Sami wyceniliśmy budowę nowego muzeum, eksponaty również już są. To nie są astronomiczne kwoty. Jesteśmy przygotowani do tego, by przeprowadzić się do większego budynku.
Dlatego został pan paleontologiem?
Uważam, że życie to coś więcej niż bieżąca konsumpcja i pogoń za zyskiem. Zrozumienie historii naszej planety, tego co na niej rosło i jakie zwierzęta żyły, jest wartością samą w sobie. Dowiadujemy się więcej nie tylko o tym, co nas otacza, ale i o tym, co kiedyś znajdowało się w miejscu dzisiejszych lasów czy dróg. Dzięki zrozumieniu historii przyrody możemy dziś ją lepiej chronić.
Ale Polska to zapewne nie jedyne zagłębie paleontologiczne na świecie.
Oczywiście.
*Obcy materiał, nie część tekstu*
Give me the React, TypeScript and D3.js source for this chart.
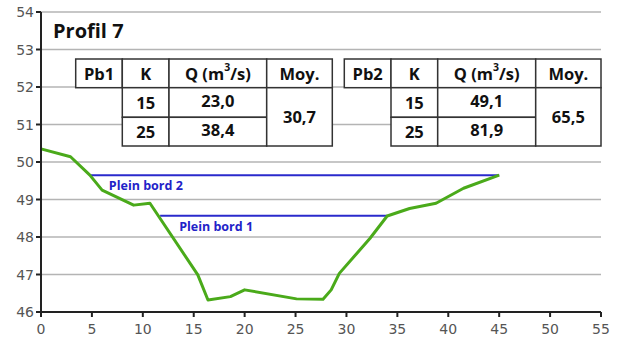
import React from "react";
import * as d3 from "d3";

const profileX = [0, 2.9, 4.8, 6.0, 9.1, 10.7, 15.4, 16.4, 18.6, 20.0, 25.1, 27.7, 28.5, 29.3, 32.3, 34.0, 36.2, 38.8, 41.5, 45.0];
const profileY = [50.35, 50.14, 49.65, 49.25, 48.85, 48.9, 46.99, 46.32, 46.41, 46.59, 46.35, 46.34, 46.59, 47.03, 47.96, 48.56, 48.76, 48.9, 49.3, 49.65];

const bankNames = ["Plein bord 2", "Plein bord 1"];
const bankLevels = [49.65, 48.57];
const bankStarts = [4.8, 11.7];
const bankEnds = [45.0, 34.0];

const xTicks = [0, 5, 10, 15, 20, 25, 30, 35, 40, 45, 50, 55];
const yTicks = [46, 47, 48, 49, 50, 51, 52, 53, 54];

const tableNames = ["Pb1", "Pb2"];
const kValues = ["15", "25"];
const qValues = [["23,0", "38,4"], ["49,1", "81,9"]];
const moyValues = ["30,7", "65,5"];

const W = 621;
const H = 340;
const tableFont = "'Open Sans', 'Liberation Sans', sans-serif";
const axisFont = "'DejaVu Sans', sans-serif";

const App: React.FC = () => {
  const x = d3.scaleLinear().domain([0, 55]).range([41, 601]);
  const y = d3.scaleLinear().domain([46, 54]).range([312, 12]);

  const pts = profileX.map((v, i) => [v, profileY[i]] as [number, number]);
  const line = d3
    .line<[number, number]>()
    .x((d) => x(d[0]))
    .y((d) => y(d[1]));

  // table geometry (pixels)
  const rowTop = 59;
  const rowH1 = 87.7;
  const rowMid = 117.3;
  const rowBot = 146;
  const tableCols = [
    [75.7, 122.3, 169, 266.7, 332.3],
    [344.3, 391, 437.7, 535.7, 601],
  ];
  const stroke = "#333";

  const cell = (x0: number, y0: number, x1: number, y1: number, key: string) => (
    <rect key={key} x={x0} y={y0} width={x1 - x0} height={y1 - y0} fill="#fff" stroke={stroke} strokeWidth={1.5} />
  );
  const txt = (cx: number, cy: number, s: React.ReactNode, key: string) => (
    <text key={key} x={cx} y={cy} textAnchor="middle" dominantBaseline="central" fontFamily={tableFont} fontWeight="bold" fontSize={16.5} fill="#111">
      {s}
    </text>
  );

  return (
    <svg width={W} height={H} style={{ position: "absolute", left: 0, top: 0, background: "#fff" }}>
      {/* grid */}
      {yTicks.slice(1).map((t) => (
        <line key={t} x1={x(0)} x2={x(55)} y1={y(t)} y2={y(t)} stroke="#b4b4b4" strokeWidth={1.5} />
      ))}

      {/* title */}
      <text x={53} y={38} fontFamily={tableFont} fontWeight="bold" fontSize={20} fill="#111">
        Profil 7
      </text>

      {/* tables */}
      {tableNames.map((name, ti) => {
        const c = tableCols[ti];
        return (
          <g key={name}>
            {cell(c[0], rowTop, c[1], rowH1, "a")}
            {cell(c[1], rowTop, c[2], rowH1, "b")}
            {cell(c[2], rowTop, c[3], rowH1, "c")}
            {cell(c[3], rowTop, c[4], rowH1, "d")}
            {cell(c[1], rowH1, c[2], rowMid, "e")}
            {cell(c[1], rowMid, c[2], rowBot, "f")}
            {cell(c[2], rowH1, c[3], rowMid, "g")}
            {cell(c[2], rowMid, c[3], rowBot, "h")}
            {cell(c[3], rowH1, c[4], rowBot, "i")}
            {txt((c[0] + c[1]) / 2, (rowTop + rowH1) / 2, name, "t1")}
            {txt((c[1] + c[2]) / 2, (rowTop + rowH1) / 2, "K", "t2")}
            {txt(
              (c[2] + c[3]) / 2,
              (rowTop + rowH1) / 2,
              <>
                Q (m<tspan fontSize={10.5} dy={-6}>3</tspan>
                <tspan dy={6}>/s)</tspan>
              </>,
              "t3"
            )}
            {txt((c[3] + c[4]) / 2, (rowTop + rowH1) / 2, "Moy.", "t4")}
            {kValues.map((k, i) => txt((c[1] + c[2]) / 2, i === 0 ? (rowH1 + rowMid) / 2 : (rowMid + rowBot) / 2, k, "k" + i))}
            {qValues[ti].map((q, i) => txt((c[2] + c[3]) / 2, i === 0 ? (rowH1 + rowMid) / 2 - 2 : (rowMid + rowBot) / 2 - 2, q, "q" + i))}
            {txt((c[3] + c[4]) / 2, (rowH1 + rowBot) / 2, moyValues[ti], "m")}
          </g>
        );
      })}

      {/* bankfull lines */}
      {bankNames.map((n, i) => (
        <line key={n} x1={x(bankStarts[i])} x2={x(bankEnds[i])} y1={y(bankLevels[i])} y2={y(bankLevels[i])} stroke="#2a2acc" strokeWidth={2} />
      ))}
      {bankNames.map((n, i) => (
        <text key={n + "t"} x={x(bankStarts[i]) + 19} y={y(bankLevels[i]) + 15} fontFamily={tableFont} fontWeight="bold" fontSize={12.5} fill="#2222c8">
          {n}
        </text>
      ))}

      {/* profile */}
      <path d={line(pts) || ""} fill="none" stroke="#4aaa1a" strokeWidth={3} strokeLinejoin="round" />

      {/* axes */}
      <line x1={x(0)} x2={x(0)} y1={y(54)} y2={y(46)} stroke="#222" strokeWidth={2} />
      <line x1={x(0)} x2={x(55)} y1={y(46)} y2={y(46)} stroke="#222" strokeWidth={2} />
      {yTicks.map((t) => (
        <g key={"y" + t}>
          <line x1={x(0) - 5} x2={x(0)} y1={y(t)} y2={y(t)} stroke="#222" strokeWidth={2} />
          <text x={x(0) - 7} y={y(t)} textAnchor="end" dominantBaseline="central" fontFamily={axisFont} fontSize={14} fill="#555">
            {t}
          </text>
        </g>
      ))}
      {xTicks.map((t) => (
        <g key={"x" + t}>
          <line x1={x(t)} x2={x(t)} y1={y(46)} y2={y(46) + 5} stroke="#222" strokeWidth={2} />
          <text x={x(t)} y={y(46) + 17} textAnchor="middle" dominantBaseline="central" fontFamily={axisFont} fontSize={14} fill="#555">
            {t}
          </text>
        </g>
      ))}
    </svg>
  );
};

export default App;
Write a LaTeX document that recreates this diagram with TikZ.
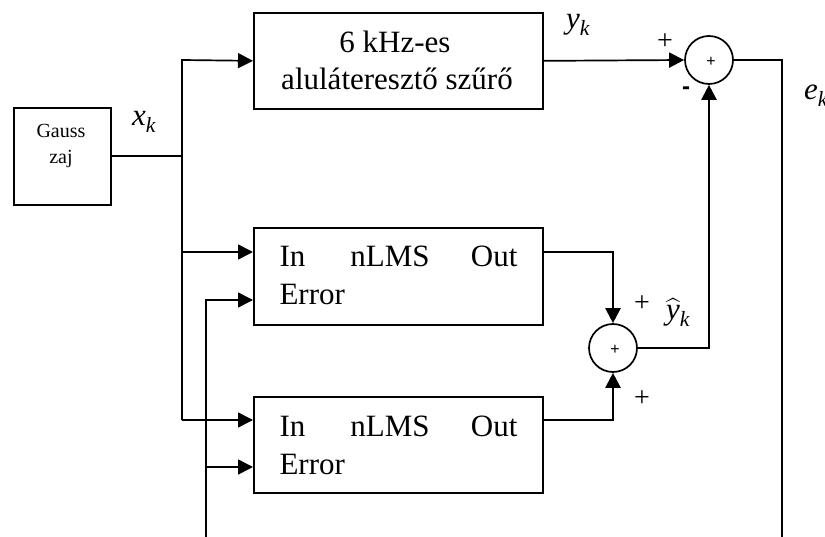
\documentclass[tikz,border=0pt]{standalone}
\usepackage{amsmath}
\usepackage{fontspec}
\setmainfont{Liberation Serif}
\newfontfamily\sansf{Liberation Sans}
\usetikzlibrary{arrows.meta}
\tikzset{
  wire/.style={line width=1.7pt},
  arr/.style={wire,-{Triangle[length=15pt,width=15pt]}},
  thickarr/.style={line width=2.3pt,-{Triangle[length=15pt,width=15pt]}},
  box/.style={draw,line width=1.7pt,anchor=north west,inner sep=0pt},
  sumnode/.style={draw,circle,line width=1.7pt,minimum size=48pt,inner sep=0pt},
  big/.style={font=\fontsize{31}{36}\selectfont},
  small/.style={font=\fontsize{20}{23}\selectfont},
  sgn/.style={font=\fontsize{28}{30}\selectfont,inner sep=0pt},
}
\begin{document}
\begin{tikzpicture}[x=1pt,y=-1pt]
\useasboundingbox (0,0) rectangle (825,537);
% blocks
\node[box,minimum width=97pt,minimum height=97pt] (gauss) at (13,107) {};
\node[small,anchor=base] (gt1) at (61,138) {Gauss};
\node[small,anchor=base] (gt2) at (61,164) {zaj};
\node[box,minimum width=289pt,minimum height=96pt] (filt) at (253,12) {};
\node[big,anchor=base] (ft1) at (395,53) {6 kHz-es};
\node[big,anchor=base] (ft2) at (397,90) {aluláteresztő szűrő};
\node[box,minimum width=289pt,minimum height=97pt] (n1) at (253,227) {};
\node[big,anchor=base west] (n1a) at (276,267) {In};
\node[big,anchor=base] (n1b) at (390,267) {nLMS};
\node[big,anchor=base east] (n1c) at (521,267) {Out};
\node[big,anchor=base west] (n1d) at (276,305) {Error};
\node[box,minimum width=289pt,minimum height=96pt] (n2) at (253,396) {};
\node[big,anchor=base west] (n2a) at (276,436) {In};
\node[big,anchor=base] (n2b) at (390,436) {nLMS};
\node[big,anchor=base east] (n2c) at (521,436) {Out};
\node[big,anchor=base west] (n2d) at (276,474) {Error};
% summing junctions
\node[sumnode] (s1) at (709,60) {};
\node[font=\sansf\fontsize{16}{16}\selectfont] (s1p) at (711,62) {+};
\node[sumnode] (s2) at (613,348) {};
\node[font=\sansf\fontsize{16}{16}\selectfont] (s2p) at (615,350) {+};
% labels
\node[big,anchor=base west,inner sep=0pt] (xk) at (132,126) {$\mathit{x}_{\mathit{k}}$};
\node[big,anchor=base west,inner sep=0pt] (yk) at (566,29) {$\mathit{y}_{\mathit{k}}$};
\node[big,anchor=base west,inner sep=0pt] (ek) at (804,100) {$\mathit{e}_{\mathit{k}}$};
\node[big,anchor=base west,inner sep=0pt] (yh) at (666,320) {$\widehat{\mathit{y}}_{\mathit{k}}$};
\node[sgn,anchor=center] (p1) at (665,42) {+};
\node[font=\sansf\fontsize{24}{24}\selectfont\bfseries,anchor=center,inner sep=0pt] (m1) at (686,91) {-};
\node[sgn,anchor=center] (p2) at (642,304) {+};
\node[sgn,anchor=center] (p3) at (642,399) {+};
% coordinates
\coordinate (bt) at (182,60);
\coordinate (bg) at (182,156);
\coordinate (bb) at (182,420);
\coordinate (e1) at (206,300);
\coordinate (e2) at (206,467);
\coordinate (eb) at (206,537);
\coordinate (i1) at (253,252);
\coordinate (i2) at (253,420);
\coordinate (o1) at (542,252);
\coordinate (o2) at (542,420);
\coordinate (eo) at (782,537);
% wires
\draw[wire] (gauss.east|-bg) -- (bg);
\draw[arr] (bb) -- (bt) -- (filt.west);
\draw[arr] (i1-|bt) -- (i1);
\draw[arr] (bb) -- (i2);
\draw[arr] (eb) -- (e1) -- (e1-|n1.west);
\draw[arr] (e2) -- (e2-|n2.west);
\draw[arr] (filt.east) -- (s1.west);
\draw[thickarr] (o1) -| (s2.north);
\draw[thickarr] (o2) -| (s2.south);
\draw[thickarr] (s2.east) -| (s1.south);
\draw[wire] (s1.east) -| (eo);
\end{tikzpicture}
\end{document}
Bardzo popularnymi kursami są Ameryka Łacińska i Afryka, gdzie dalej znajduje się sporo miejsc i stanowisk na wykopaliska.
Podobno w Chinach też sporo się dzieje.
Tam rządzący zauważyli, że paleontologia jest tania i medialna, więc zaczęto ją mocno finansować. I już są efekty. Tak jak wcześniej było stamtąd troszkę skamieniałości teraz wiadomo, że w Chinach mogą znajdować się niesamowite ilości skamieniałości. I można oczekiwać, że w ciągu najbliższych kilku lat będziemy często słyszeć o kolejnych odkryciach w tym rejonie świata.
Pan się nie wybiera?
Na razie dostałem zaproszenie do Peru. Tamtejsi paleontolodzy zaprosili nas, Polaków, bo nie chcieli Brytyjczyków czy Amerykanów.
Dlaczego?
Bo patrzą na nich z góry.
Brzmi jak postkolonialny relikt.
Tak, a Peruwiańczycy nie mają zamiaru tego znosić. Dlatego zapraszają nas, bo traktujemy się jak równi sobie.
Kiedy pan wyjeżdża?
W listopadzie. Miałem lecieć już w marcu, ale w Peru były duże ulewy – na tyle duże, że droga, którą mieliśmy jechać została zmyta.
A wcześniej był pan gdzieś jeszcze?
Udało mi się pozyskać fundusze na badania na Grenlandii. To też był udany wyjazd.
Pewnie też konieczny? Skoro w Polsce tak ciężko o współpracę…
Nietrudno zauważyć, że na Zachodzie jest skrajnie inne podejście niż w Polsce. Czasami tłumaczę to sobie tym, że kiedy w XIX wieku w Anglii czy Niemczech budowano muzea przyrodnicze, my byliśmy pod zaborami. To oczywiście moja hipoteza, ale kiedy widzę, że za Odrą każde większe miasto ma taką placówkę, to zdaję sobie sprawę, jak wiele trzeba jeszcze zrobić w Polsce.